Please give generously to the Ukraine Relief Fund at www.cbf.net/ukraine.

Additional Reading:
Ukraine Update — April 26 here.
Ukraine Update — April 12 here.
Ukraine Update — April 5 here.
Ukraine Update — March 29 here.
Ukraine Update — March 22 here.
Ukraine Update — March 15 here.
Ukraine Update — March 8 here.

CBF field personnel actively engaged

 

CBF field personnel and partners are ministering to those affected by the Russian invasion of Ukraine.

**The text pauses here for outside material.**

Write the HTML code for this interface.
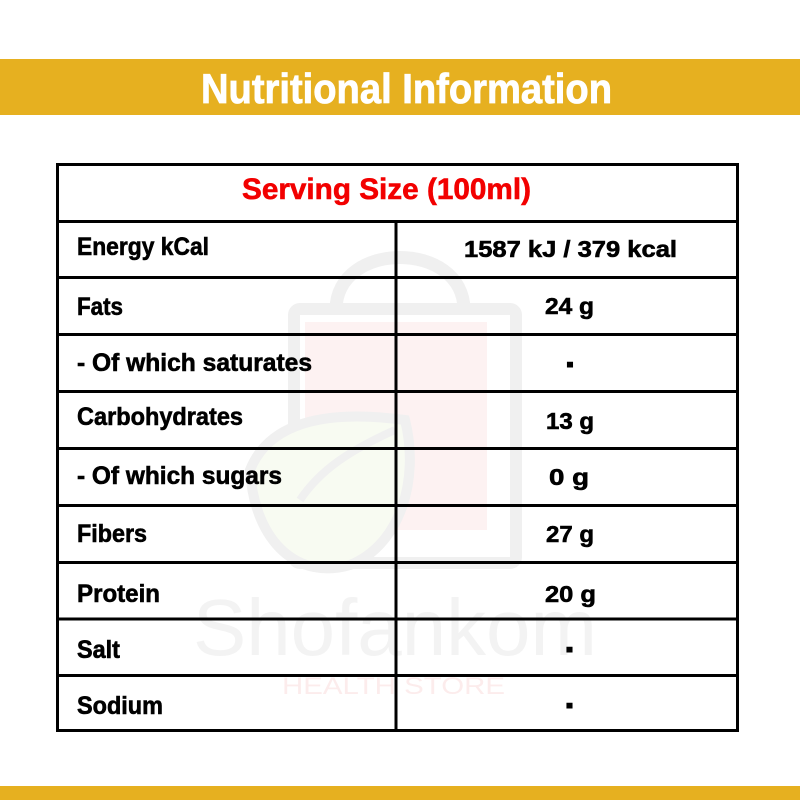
<!DOCTYPE html>
<html>
<head>
<meta charset="utf-8">
<style>
html,body{margin:0;padding:0;background:#fff;}
svg{display:block;}
text{font-family:"Liberation Sans",sans-serif;font-weight:bold;}
</style>
</head>
<body>
<svg width="800" height="800" viewBox="0 0 800 800" xmlns="http://www.w3.org/2000/svg">
  <rect x="0" y="0" width="800" height="800" fill="#ffffff"/>
  <!-- Banner -->
  <rect x="0" y="59" width="800" height="56" fill="#E6B020"/>
  <text x="201" y="103" font-size="42" fill="#ffffff" stroke="#ffffff" stroke-width="0.8" textLength="411" lengthAdjust="spacingAndGlyphs">Nutritional Information</text>
  <!-- bottom bar -->
  <rect x="0" y="786" width="800" height="14" fill="#E6B020"/>

  <!-- Watermark -->
  <g>
    <path d="M336 310 C336 240 464 240 464 310" fill="none" stroke="#f0f0f0" stroke-width="13"/>
    <rect x="294" y="309" width="222" height="254" rx="6" fill="none" stroke="#f0f0f0" stroke-width="12"/>
    <rect x="305" y="322" width="182" height="208" fill="#fdf2f2"/>
    <path d="M250 470 C270 420 330 410 405 420 C420 480 400 545 350 565 C300 580 255 545 250 470 Z" fill="#f8fbf2" stroke="#f0f0f0" stroke-width="10"/>
    <path d="M300 500 C320 470 350 450 395 430" fill="none" stroke="#f0f0f0" stroke-width="8"/>
    <text x="193" y="655" font-size="80" style="font-weight:normal" fill="#f3f3f3" textLength="404" lengthAdjust="spacingAndGlyphs">Shofankom</text>
    <text x="282" y="694" font-size="24" style="font-weight:normal" fill="#fcecec" textLength="223" lengthAdjust="spacingAndGlyphs">HEALTH STORE</text>
  </g>

  <!-- Table -->
  <g stroke="#000" stroke-width="3" fill="none">
    <rect x="57.5" y="164.5" width="680" height="566"/>
    <line x1="57" y1="221.5" x2="738" y2="221.5"/>
    <line x1="57" y1="277.5" x2="738" y2="277.5"/>
    <line x1="57" y1="334.5" x2="738" y2="334.5"/>
    <line x1="57" y1="391.5" x2="738" y2="391.5"/>
    <line x1="57" y1="448.5" x2="738" y2="448.5"/>
    <line x1="57" y1="505.5" x2="738" y2="505.5"/>
    <line x1="57" y1="562.5" x2="738" y2="562.5"/>
    <line x1="57" y1="619" x2="738" y2="619"/>
    <line x1="57" y1="675.5" x2="738" y2="675.5"/>
    <line x1="396" y1="221" x2="396" y2="731"/>
  </g>

  <text x="242" y="199" font-size="30" fill="#F20000" stroke="#F20000" stroke-width="0.6" textLength="289" lengthAdjust="spacingAndGlyphs">Serving Size (100ml)</text>

  <g fill="#000" stroke="#000" stroke-width="0.6" font-size="25">
    <text x="77" y="255" textLength="132" lengthAdjust="spacingAndGlyphs">Energy kCal</text>
    <text x="77" y="315" textLength="46" lengthAdjust="spacingAndGlyphs">Fats</text>
    <text x="77" y="371" textLength="235" lengthAdjust="spacingAndGlyphs">- Of which saturates</text>
    <text x="77" y="425" textLength="166" lengthAdjust="spacingAndGlyphs">Carbohydrates</text>
    <text x="77" y="484" textLength="205" lengthAdjust="spacingAndGlyphs">- Of which sugars</text>
    <text x="77" y="542" textLength="70" lengthAdjust="spacingAndGlyphs">Fibers</text>
    <text x="77" y="602" textLength="83" lengthAdjust="spacingAndGlyphs">Protein</text>
    <text x="77" y="658" textLength="43" lengthAdjust="spacingAndGlyphs">Salt</text>
    <text x="77" y="714" textLength="86" lengthAdjust="spacingAndGlyphs">Sodium</text>
  </g>

  <g fill="#000" stroke="#000" stroke-width="0.6" font-size="23.5">
    <text x="464" y="257" textLength="213" lengthAdjust="spacingAndGlyphs">1587 kJ / 379 kcal</text>
    <text x="545" y="314" textLength="49" lengthAdjust="spacingAndGlyphs">24 g</text>
    <text x="546" y="429" textLength="48" lengthAdjust="spacingAndGlyphs">13 g</text>
    <text x="549" y="485" textLength="40" lengthAdjust="spacingAndGlyphs">0 g</text>
    <text x="546" y="542" textLength="48" lengthAdjust="spacingAndGlyphs">27 g</text>
    <text x="545" y="602" textLength="51" lengthAdjust="spacingAndGlyphs">20 g</text>
  </g>

  <g fill="#000" font-size="24" text-anchor="middle">
    <text transform="translate(570,365) scale(1,2)" x="0" y="6.1">-</text>
    <text transform="translate(569.5,650) scale(1,2)" x="0" y="6.1">-</text>
    <text transform="translate(569.5,706) scale(1,2)" x="0" y="6.1">-</text>
  </g>
</svg>
</body>
</html>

  • CBF field personnel Gennady and Mina Podgaisky have served in Kyiv, Ukraine, for 20 years. From a safe location in the U.S., they remain in constant contact with Ukrainian pastors and leaders, conducting grief counseling, helping Ukrainians find safe locations and providing financially support for those fleeing the country.
  • Dianne and Shane McNary have served as CBF field personnel in Slovakia since 2004 and live in Poprad. They are preparing and organizing places to be used as a refugee stop-overs by Ukrainians moving into and through Slovakia. The McNarys are also providing children’s activities for the refugee families at these sites.
  • CBF field personnel Mary Van Rheenen, who has served in Europe since 1996, is also working to support Ukrainian refugees through partners in Moldova.
  • Matt and Michelle Norman have served as CBF field personnel in Spain since 2011. Matt is the CBF liaison to the European Baptist Federation and its response to the Ukraine crisis.
  • Cindy and Eddy Ruble have served as field personnel in Malaysia since 1998. Eddy Ruble directs CBF’s international disaster response efforts and serves as a liaison to the Baptist World Alliance Forum for Aid and Development (BFAD).

  • Alicia and Jeff Leehave served as field personnel in Macedonia since 2011, where they engage in holistic, relational and healing ministries among the ethnic groups of Skopje, including ongoing ministries with refugee populations.

  • Eddie Aldape serves as a field personnel in Spain, and has traveled to Slovakia to serve Ukrainian refugees alongside Shane and Dianne McNary.